Entries:
:::

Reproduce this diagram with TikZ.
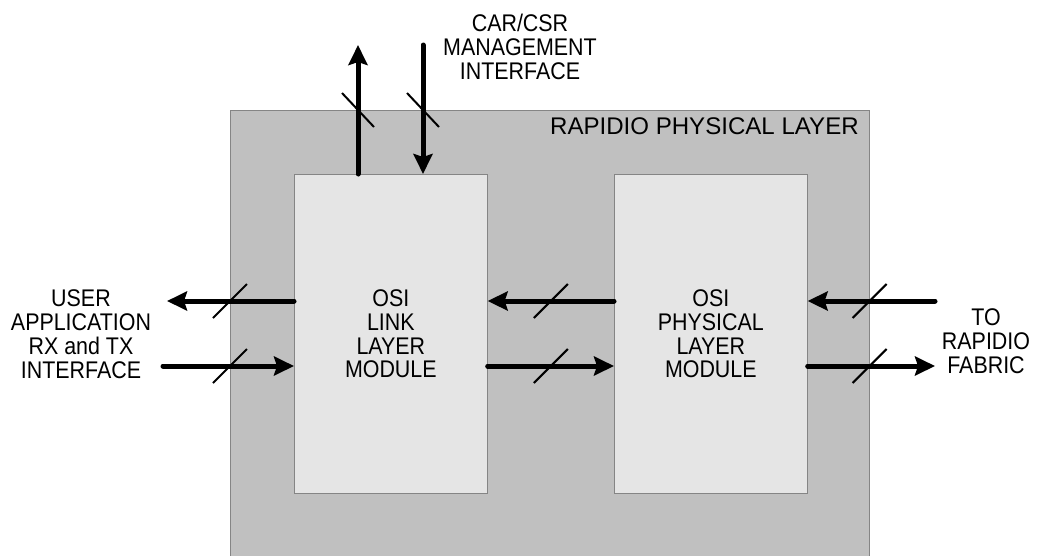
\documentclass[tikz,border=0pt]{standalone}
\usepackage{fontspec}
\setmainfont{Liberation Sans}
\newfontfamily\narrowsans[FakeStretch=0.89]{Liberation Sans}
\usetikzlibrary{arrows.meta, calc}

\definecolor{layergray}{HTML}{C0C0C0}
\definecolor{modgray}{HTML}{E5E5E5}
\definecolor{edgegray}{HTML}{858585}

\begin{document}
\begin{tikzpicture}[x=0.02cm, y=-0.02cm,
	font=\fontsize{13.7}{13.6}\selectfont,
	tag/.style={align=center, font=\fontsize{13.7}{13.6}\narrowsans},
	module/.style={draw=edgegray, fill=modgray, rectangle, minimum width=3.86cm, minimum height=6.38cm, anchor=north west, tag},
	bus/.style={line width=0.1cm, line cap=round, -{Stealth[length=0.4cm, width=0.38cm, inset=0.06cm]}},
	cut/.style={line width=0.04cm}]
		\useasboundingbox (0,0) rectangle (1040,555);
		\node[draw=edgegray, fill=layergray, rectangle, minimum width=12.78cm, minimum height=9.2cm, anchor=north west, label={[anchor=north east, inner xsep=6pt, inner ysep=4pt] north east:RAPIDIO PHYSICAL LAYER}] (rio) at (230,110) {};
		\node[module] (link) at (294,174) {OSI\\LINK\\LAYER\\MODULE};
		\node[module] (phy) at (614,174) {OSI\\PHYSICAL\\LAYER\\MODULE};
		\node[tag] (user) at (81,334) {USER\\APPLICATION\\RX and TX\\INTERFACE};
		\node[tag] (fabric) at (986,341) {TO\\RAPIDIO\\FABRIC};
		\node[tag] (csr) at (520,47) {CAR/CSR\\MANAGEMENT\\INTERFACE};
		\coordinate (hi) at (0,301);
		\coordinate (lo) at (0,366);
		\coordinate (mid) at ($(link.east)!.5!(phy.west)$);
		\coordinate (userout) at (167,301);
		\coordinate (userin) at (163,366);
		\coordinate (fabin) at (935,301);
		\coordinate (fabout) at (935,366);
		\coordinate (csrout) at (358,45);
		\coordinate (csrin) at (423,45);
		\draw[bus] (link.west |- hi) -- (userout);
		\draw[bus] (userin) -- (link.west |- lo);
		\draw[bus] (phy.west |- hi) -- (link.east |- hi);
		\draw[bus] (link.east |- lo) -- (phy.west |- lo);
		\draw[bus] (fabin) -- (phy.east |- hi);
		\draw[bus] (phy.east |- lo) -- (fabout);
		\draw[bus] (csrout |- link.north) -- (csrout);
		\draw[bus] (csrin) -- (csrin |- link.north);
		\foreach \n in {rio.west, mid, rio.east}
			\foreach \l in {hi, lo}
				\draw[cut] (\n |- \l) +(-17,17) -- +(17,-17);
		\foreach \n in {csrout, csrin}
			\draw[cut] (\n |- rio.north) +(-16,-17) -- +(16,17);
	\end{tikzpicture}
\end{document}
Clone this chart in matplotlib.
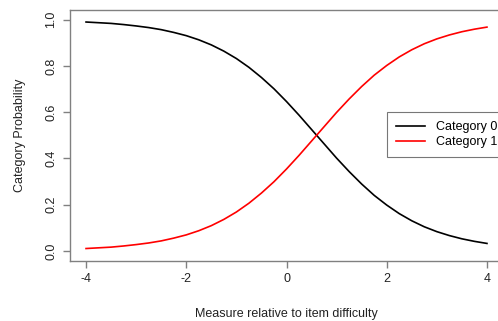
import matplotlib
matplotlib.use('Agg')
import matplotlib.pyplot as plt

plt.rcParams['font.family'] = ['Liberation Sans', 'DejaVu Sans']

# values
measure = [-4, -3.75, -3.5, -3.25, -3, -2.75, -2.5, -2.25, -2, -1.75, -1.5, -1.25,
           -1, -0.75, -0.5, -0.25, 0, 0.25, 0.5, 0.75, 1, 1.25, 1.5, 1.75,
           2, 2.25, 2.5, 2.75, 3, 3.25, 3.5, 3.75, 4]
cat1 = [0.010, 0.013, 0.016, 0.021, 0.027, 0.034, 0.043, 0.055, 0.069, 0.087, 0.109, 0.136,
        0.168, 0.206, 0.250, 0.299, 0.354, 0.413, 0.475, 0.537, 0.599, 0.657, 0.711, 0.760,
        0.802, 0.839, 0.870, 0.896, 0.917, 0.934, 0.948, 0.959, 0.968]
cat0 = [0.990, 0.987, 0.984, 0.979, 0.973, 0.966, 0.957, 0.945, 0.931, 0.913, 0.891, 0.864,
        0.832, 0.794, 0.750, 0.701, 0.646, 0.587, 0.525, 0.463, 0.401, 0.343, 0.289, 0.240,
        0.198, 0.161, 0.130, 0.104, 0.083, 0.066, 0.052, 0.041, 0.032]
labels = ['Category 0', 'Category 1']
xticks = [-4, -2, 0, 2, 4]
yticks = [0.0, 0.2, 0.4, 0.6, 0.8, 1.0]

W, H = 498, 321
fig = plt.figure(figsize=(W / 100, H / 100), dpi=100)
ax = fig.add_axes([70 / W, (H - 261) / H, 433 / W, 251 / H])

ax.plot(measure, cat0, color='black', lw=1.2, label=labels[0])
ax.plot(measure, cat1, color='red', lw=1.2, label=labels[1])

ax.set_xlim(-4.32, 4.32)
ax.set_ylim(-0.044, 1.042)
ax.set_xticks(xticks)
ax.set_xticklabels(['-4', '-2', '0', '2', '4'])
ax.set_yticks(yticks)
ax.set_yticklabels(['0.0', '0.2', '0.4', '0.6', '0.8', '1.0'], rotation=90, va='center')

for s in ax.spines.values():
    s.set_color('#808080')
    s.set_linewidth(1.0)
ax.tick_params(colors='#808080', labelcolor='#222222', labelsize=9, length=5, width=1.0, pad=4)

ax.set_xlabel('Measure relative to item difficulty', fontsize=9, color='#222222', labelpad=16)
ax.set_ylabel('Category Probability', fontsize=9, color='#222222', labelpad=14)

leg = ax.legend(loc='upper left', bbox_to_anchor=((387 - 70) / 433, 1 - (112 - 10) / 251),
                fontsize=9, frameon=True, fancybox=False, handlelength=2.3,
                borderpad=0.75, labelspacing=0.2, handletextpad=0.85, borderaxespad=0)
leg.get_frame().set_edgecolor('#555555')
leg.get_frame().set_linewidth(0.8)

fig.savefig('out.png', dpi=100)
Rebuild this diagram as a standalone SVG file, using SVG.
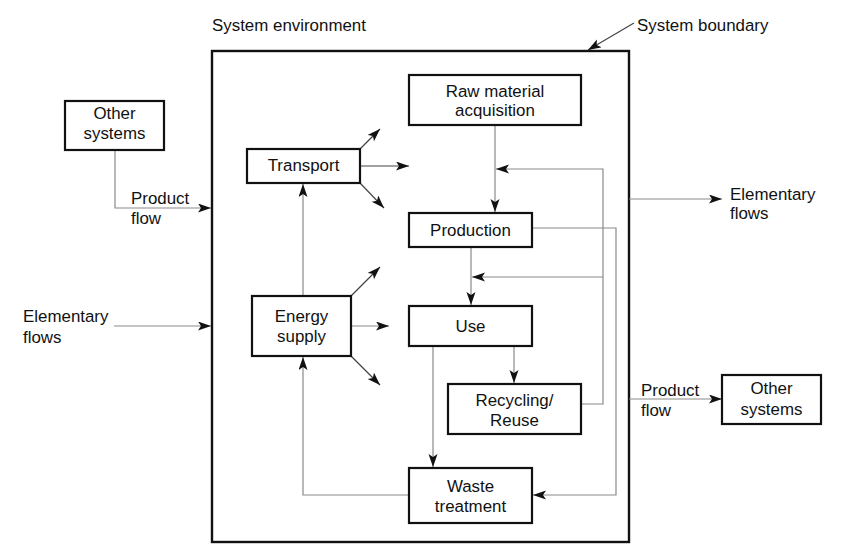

:::

Goal of the exercise:
Transcribe the records word for word and include no pictures.

Answer to this task:
Reproduce this diagram with TikZ.
\documentclass[tikz,border=0pt]{standalone}
\usepackage{fontspec}
\setmainfont{Liberation Sans}
\newfontfamily\narrowsans[FakeStretch=0.89]{Liberation Sans}
\usetikzlibrary{arrows.meta, calc}

\definecolor{layergray}{HTML}{C0C0C0}
\definecolor{modgray}{HTML}{E5E5E5}
\definecolor{edgegray}{HTML}{858585}

\begin{document}
\begin{tikzpicture}[x=0.02cm, y=-0.02cm,
	font=\fontsize{13.7}{13.6}\selectfont,
	tag/.style={align=center, font=\fontsize{13.7}{13.6}\narrowsans},
	module/.style={draw=edgegray, fill=modgray, rectangle, minimum width=3.86cm, minimum height=6.38cm, anchor=north west, tag},
	bus/.style={line width=0.1cm, line cap=round, -{Stealth[length=0.4cm, width=0.38cm, inset=0.06cm]}},
	cut/.style={line width=0.04cm}]
		\useasboundingbox (0,0) rectangle (1040,555);
		\node[draw=edgegray, fill=layergray, rectangle, minimum width=12.78cm, minimum height=9.2cm, anchor=north west, label={[anchor=north east, inner xsep=6pt, inner ysep=4pt] north east:RAPIDIO PHYSICAL LAYER}] (rio) at (230,110) {};
		\node[module] (link) at (294,174) {OSI\\LINK\\LAYER\\MODULE};
		\node[module] (phy) at (614,174) {OSI\\PHYSICAL\\LAYER\\MODULE};
		\node[tag] (user) at (81,334) {USER\\APPLICATION\\RX and TX\\INTERFACE};
		\node[tag] (fabric) at (986,341) {TO\\RAPIDIO\\FABRIC};
		\node[tag] (csr) at (520,47) {CAR/CSR\\MANAGEMENT\\INTERFACE};
		\coordinate (hi) at (0,301);
		\coordinate (lo) at (0,366);
		\coordinate (mid) at ($(link.east)!.5!(phy.west)$);
		\coordinate (userout) at (167,301);
		\coordinate (userin) at (163,366);
		\coordinate (fabin) at (935,301);
		\coordinate (fabout) at (935,366);
		\coordinate (csrout) at (358,45);
		\coordinate (csrin) at (423,45);
		\draw[bus] (link.west |- hi) -- (userout);
		\draw[bus] (userin) -- (link.west |- lo);
		\draw[bus] (phy.west |- hi) -- (link.east |- hi);
		\draw[bus] (link.east |- lo) -- (phy.west |- lo);
		\draw[bus] (fabin) -- (phy.east |- hi);
		\draw[bus] (phy.east |- lo) -- (fabout);
		\draw[bus] (csrout |- link.north) -- (csrout);
		\draw[bus] (csrin) -- (csrin |- link.north);
		\foreach \n in {rio.west, mid, rio.east}
			\foreach \l in {hi, lo}
				\draw[cut] (\n |- \l) +(-17,17) -- +(17,-17);
		\foreach \n in {csrout, csrin}
			\draw[cut] (\n |- rio.north) +(-16,-17) -- +(16,17);
	\end{tikzpicture}
\end{document}
Clone this chart in matplotlib.
import matplotlib
matplotlib.use('Agg')
import matplotlib.pyplot as plt

plt.rcParams['font.family'] = ['Liberation Sans', 'DejaVu Sans']

# values
measure = [-4, -3.75, -3.5, -3.25, -3, -2.75, -2.5, -2.25, -2, -1.75, -1.5, -1.25,
           -1, -0.75, -0.5, -0.25, 0, 0.25, 0.5, 0.75, 1, 1.25, 1.5, 1.75,
           2, 2.25, 2.5, 2.75, 3, 3.25, 3.5, 3.75, 4]
cat1 = [0.010, 0.013, 0.016, 0.021, 0.027, 0.034, 0.043, 0.055, 0.069, 0.087, 0.109, 0.136,
        0.168, 0.206, 0.250, 0.299, 0.354, 0.413, 0.475, 0.537, 0.599, 0.657, 0.711, 0.760,
        0.802, 0.839, 0.870, 0.896, 0.917, 0.934, 0.948, 0.959, 0.968]
cat0 = [0.990, 0.987, 0.984, 0.979, 0.973, 0.966, 0.957, 0.945, 0.931, 0.913, 0.891, 0.864,
        0.832, 0.794, 0.750, 0.701, 0.646, 0.587, 0.525, 0.463, 0.401, 0.343, 0.289, 0.240,
        0.198, 0.161, 0.130, 0.104, 0.083, 0.066, 0.052, 0.041, 0.032]
labels = ['Category 0', 'Category 1']
xticks = [-4, -2, 0, 2, 4]
yticks = [0.0, 0.2, 0.4, 0.6, 0.8, 1.0]

W, H = 498, 321
fig = plt.figure(figsize=(W / 100, H / 100), dpi=100)
ax = fig.add_axes([70 / W, (H - 261) / H, 433 / W, 251 / H])

ax.plot(measure, cat0, color='black', lw=1.2, label=labels[0])
ax.plot(measure, cat1, color='red', lw=1.2, label=labels[1])

ax.set_xlim(-4.32, 4.32)
ax.set_ylim(-0.044, 1.042)
ax.set_xticks(xticks)
ax.set_xticklabels(['-4', '-2', '0', '2', '4'])
ax.set_yticks(yticks)
ax.set_yticklabels(['0.0', '0.2', '0.4', '0.6', '0.8', '1.0'], rotation=90, va='center')

for s in ax.spines.values():
    s.set_color('#808080')
    s.set_linewidth(1.0)
ax.tick_params(colors='#808080', labelcolor='#222222', labelsize=9, length=5, width=1.0, pad=4)

ax.set_xlabel('Measure relative to item difficulty', fontsize=9, color='#222222', labelpad=16)
ax.set_ylabel('Category Probability', fontsize=9, color='#222222', labelpad=14)

leg = ax.legend(loc='upper left', bbox_to_anchor=((387 - 70) / 433, 1 - (112 - 10) / 251),
                fontsize=9, frameon=True, fancybox=False, handlelength=2.3,
                borderpad=0.75, labelspacing=0.2, handletextpad=0.85, borderaxespad=0)
leg.get_frame().set_edgecolor('#555555')
leg.get_frame().set_linewidth(0.8)

fig.savefig('out.png', dpi=100)
Rebuild this diagram as a standalone SVG file, using SVG.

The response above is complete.